Constant Contact pricing starts at $12/month for the Lite tier with up to 500 contacts and scales based on list size. Standard tier runs $35–$130/month; Premium runs $80–$450+/month. Large list sizes (50,000+ contacts) and multi-account deployments are custom-priced, typically $10,000–$250,000+ annually depending on scale.
Does Constant Contact offer enterprise pricing?
Yes, though not listed prominently on the public website. Enterprise Constant Contact deployments — typically multi-account franchise or association use cases, or single accounts with 50,000+ contacts — are custom-priced through direct negotiation. Enterprise pricing typically lands 15%–30% below published rates for comparable list sizes.

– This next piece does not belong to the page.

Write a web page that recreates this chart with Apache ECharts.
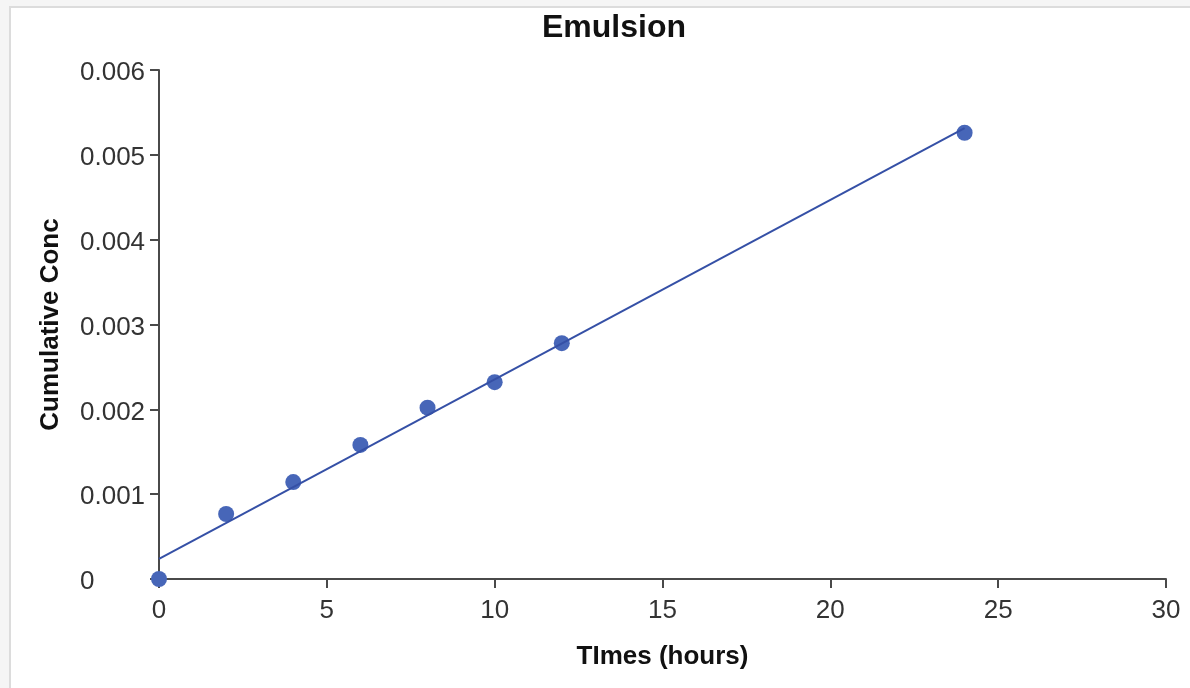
<!DOCTYPE html>
<html>
<head>
<meta charset="utf-8">
<script src="https://cdn.jsdelivr.net/npm/echarts@6/dist/echarts.min.js"></script>
<style>
  html, body { margin: 0; padding: 0; background: #f5f5f5; }
  .frame {
    position: absolute; left: 9px; top: 6px; right: 0; bottom: 0;
    background: #fff;
    border-left: 2px solid #dcdcdc;
    border-top: 2px solid #dcdcdc;
  }
  #chart { position: absolute; left: 0; top: 0; width: 1190px; height: 688px; }
</style>
</head>
<body>
<div class="frame"></div>
<div id="chart"></div>
<script>
// measured data (hours, cumulative conc)
const times = [0, 2, 4, 6, 8, 10, 12, 24];
const conc = [0, 0.000766, 0.001143, 0.00158, 0.00202, 0.00232, 0.00278, 0.00526];
// fitted line endpoints
const fitX = [0, 24];
const fitY = [0.000236, 0.005316];

const font = "'Liberation Sans', Arial, Helvetica, sans-serif";
const axisColor = "#4a4a4a";

const chart = echarts.init(document.getElementById("chart"), null, { renderer: "canvas" });
chart.setOption({
  animation: false,
  backgroundColor: "transparent",
  title: {
    text: "Emulsion",
    left: 537,
    top: 7,
    textStyle: { fontFamily: font, fontSize: 32, fontWeight: "bold", color: "#111" },
  },
  grid: { left: 159, right: 24, top: 70, bottom: 109 },
  xAxis: {
    type: "value",
    min: 0,
    max: 30,
    interval: 5,
    name: "TImes (hours)",
    nameLocation: "middle",
    nameGap: 65,
    nameTextStyle: { fontFamily: font, fontSize: 26, fontWeight: "bold", color: "#111" },
    axisLine: { show: true, lineStyle: { color: axisColor, width: 2 } },
    axisTick: { show: true, length: 9, lineStyle: { color: axisColor, width: 2 } },
    axisLabel: { fontFamily: font, fontSize: 26, color: "#333", margin: 19 },
    splitLine: { show: false },
  },
  yAxis: {
    type: "value",
    min: 0,
    max: 0.006,
    interval: 0.001,
    name: "Cumulative Conc",
    nameLocation: "middle",
    nameGap: 95,
    nameTextStyle: { fontFamily: font, fontSize: 26, fontWeight: "bold", color: "#111" },
    axisLine: { show: true, lineStyle: { color: axisColor, width: 2 } },
    axisTick: { show: true, length: 9, lineStyle: { color: axisColor, width: 2 } },
    axisLabel: {
      fontFamily: font,
      fontSize: 26,
      color: "#333",
      align: "left",
      margin: 79,
      formatter: (v) => "{t|" + (v === 0 ? "0" : v.toFixed(3)) + "}",
      rich: {
        t: { fontFamily: font, fontSize: 26, color: "#333", padding: [6, 0, 0, 0] },
      },
    },
    splitLine: { show: false },
  },
  series: [
    {
      type: "scatter",
      data: times.map((t, i) => [t, conc[i]]),
      symbolSize: 16,
      itemStyle: { color: "#4766b8", opacity: 1 },
      clip: false,
      z: 2,
    },
    {
      type: "line",
      data: fitX.map((t, i) => [t, fitY[i]]),
      symbol: "none",
      lineStyle: { color: "#3550a6", width: 2 },
      z: 3,
    },
  ],
});
</script>
</body>
</html>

What discount can organizations negotiate on Constant Contact?
Annual prepayment discounts of 10%–15% are easily captured. Nonprofits qualify for 20%–30% off published rates. Multi-account and enterprise customers can negotiate an additional 15%–35% off aggregate spend with competitive leverage. Stacking annual prepayment + enterprise volume + competitive pressure can produce total discounts of 30%–45% versus published rates.
How does Constant Contact compare to Mailchimp on price?
Constant Contact and Mailchimp are comparable at the small-business end of pricing. At mid-market and enterprise scale, Mailchimp's pricing structure (based on contacts and sends) can run 10%–25% higher than Constant Contact for comparable list sizes. For complex automation workflows, Mailchimp offers more functional depth; for straightforward email marketing with list management, Constant Contact is typically more cost-effective.
Does Constant Contact charge per email sent?
No. Constant Contact uses a list-size subscription model rather than a per-send or per-email model. This creates cost predictability for high-volume senders but also means that list hygiene — removing unengaged or unsubscribed contacts — is the primary lever for reducing monthly cost.